Les défis persistants de la modernisation
Si les appels à la continuité insistent sur la modernisation, c’est qu’ils mesurent l’ampleur du chantier encore ouvert. Le Programme national de développement 2022-2026, pivoté autour du triptyque diversification, industrialisation, inclusion, arrive à un moment charnière. Les indicateurs de la Banque africaine de développement signalent un redressement de la croissance à plus de 3 % l’an, mais alertent sur la vulnérabilité du secteur privé. Les promoteurs de la candidature Sassou Nguesso estiment que seule une vision déjà éprouvée peut porter à son terme la réforme du climat des affaires et le vaste projet d’électrification rurale entamé depuis 2020. Dans les couloirs du ministère de l’Énergie, on rappelle que quelque 1 500 kilomètres de lignes Moyenne Tension restent à déployer pour atteindre les objectifs à l’horizon 2027.

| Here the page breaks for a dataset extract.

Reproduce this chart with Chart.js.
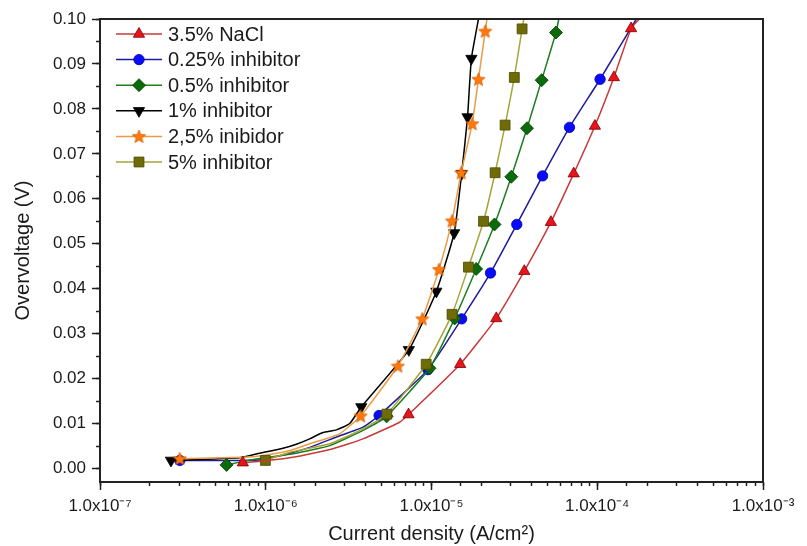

Entre attentes populaires et stratégie politique
À mesure que le compte à rebours avance, la demande collective formulée depuis l’axe Liboka risque de devenir le fil rouge du débat national. Les promoteurs du chef de l’État se félicitent d’un climat « apaisé », tandis que l’opposition, encore discrète sur la ligne à suivre, s’interroge sur la meilleure manière de s’insérer dans une séquence dominée par l’appel à la stabilité. Dans les quartiers sud de Brazzaville, des étudiants en sciences politiques notent que « la conversation demeure ouverte », signe que le pluralisme continue de s’exprimer. Pour l’heure, l’élan populaire, nourri autant par la fidélité politique que par le pragmatisme socio-économique, place Denis Sassou Nguesso dans la position d’un « candidat demandé ». Reste au principal intéressé d’investir ou non ce terrain que ses supporters labourent déjà avec zèle, à la faveur d’une campagne qui, officieusement, a commencé.